When you're looking to make changes in your life, like resolutions and goal setting, it needs to be more than in your head. You need to get involved with these goals and resolutions on multiple levels: mental, physical, and spiritual.
The mental is what most people do already. Physical is making the adjustments you can touch, feel, and interact with – and that really deserves a post of its own. Spiritual is what I'm focusing on here.
Some people create the spiritual ties to their goals and resolutions through organized religion. I remember New Year's masses that included a section dedicated to asking God to help us with [insert resolution here], for example. And, of course, other cultures include goals and resolutions in their celebrations of the new year.
But, it's been a while since I've gone to a mass or felt spiritually tied to any church in the area.
A few years ago, when I was starting my own business, I created a fire ritual.
Some background:
I was raised Catholic, and the older I got, and the more conservative the Church grew, the more I felt my faith was betrayed.
I was working as a customer service representative for a financial firm that was suffering and whose practices – especially concerning their employee treatment – I was growing increasingly uncomfortable with.
On a whim, I applied for grad school and got in on a full scholarship, so I said "adios" to work… and then had a huge gaping summer to fill.
My sister in law had also lost her job at this time. The two of us started meeting every week for lunch and to frequent the many "New Age" and pagan shops in the area. I was rekindled to start back with my Tarot reading, realized I was pretty damn good at it, and found a new spiritual tie to many of the pagan rituals, the love of earth, and the kindness of so many that I met. In fact, I learned that a lot of the churc rituals that had meant so much to me, that moved me to my core, were originally pagan rituals.
From there, I started on the often rough journey of rebuilding and redefining "What I Believe In."
Tie that spiritual overhaul with my work-life overhaul (Thank all that is holy that my husband stayed the same and needed no overhaul!), and I needed to create my own ritual.
And its still under construction.
I was up last night, talking to a good friend of mine, Sunder, about the ritual. Normally, I'd do this ritual with the New Moon, but everything this year has seemed to get in the way of that. And last year, well, while I still feel it was a positive year, I felt the ritual hadn't had the same impact as it had in prior years.

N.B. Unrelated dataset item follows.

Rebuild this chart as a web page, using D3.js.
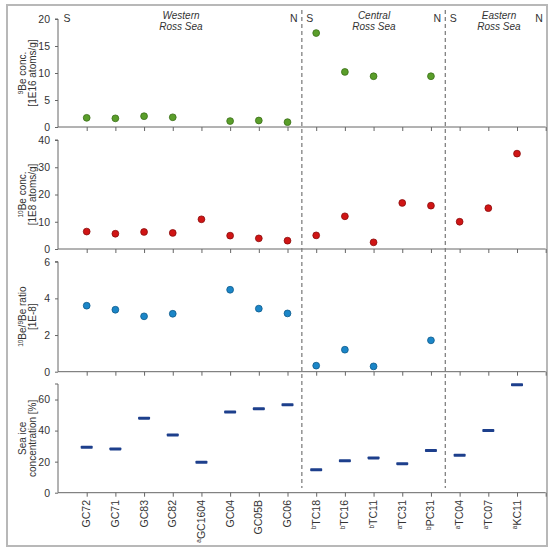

The problem is that I didn't really have a good understanding of the moon's energy. (It's still not great, so I'll suggest if you want a better explanation, do research or talk to a proper pagan who uses the moon.) In any case, this year, the ritual will happen on the full moon, the first day of the full moon (while it's still waxing). I need to look up that date, but I've got a few days to do so.
In the meantime, let me tell you what I do.
I give my wood stove a good cleaning – physically and with sage. I also cleanse and sage the wood I will use for that night. That night, the only things that go into the fire are for this ritual.
Now, weeks and months before, I've been collecting burnable trash that represents things I need to change and transform to make this year better than last, things that I need to move past, and things that I just want to "set aflame" with energy. I organize and sort all of this into those categories, and then sub-categories, meditating and considering and visualizing what I wanted the fire of these things to become.
(I should have said it before, but this is a pretty involved ritual.)
The night I do the ritual, upon the cleansing of the stove, I start the fire with some sage and other herbs as kindling. I also continually add incense and resins to bring my intentions heavenward. I re-sage and re-incense between each of the abovementioned categories.
I invoke my guides and angels and saints and God and the spirits of the world - because I have fait in all these things – as I start my fire. Then, slowly, and deliberately, I burn each piece, cleanse the flame, burn the next… and so on.
The ritual usually takes 2-3 hours.
When it's done, I re-cleanse the flame and then let it burn itself out (usually about the time I go to bed.) In the morning (er, when I wake up, which may or may not be what most people consider "morning," I clean out all the ash and clean the stove and take a moment to intentionally rededicate it to just being the tool that helps me warm my house.
It's powerful ritual; I'm usually in tears for most of it, and I truly feel the magic within it.
In that burning power, I wish you a positively transformative New Year.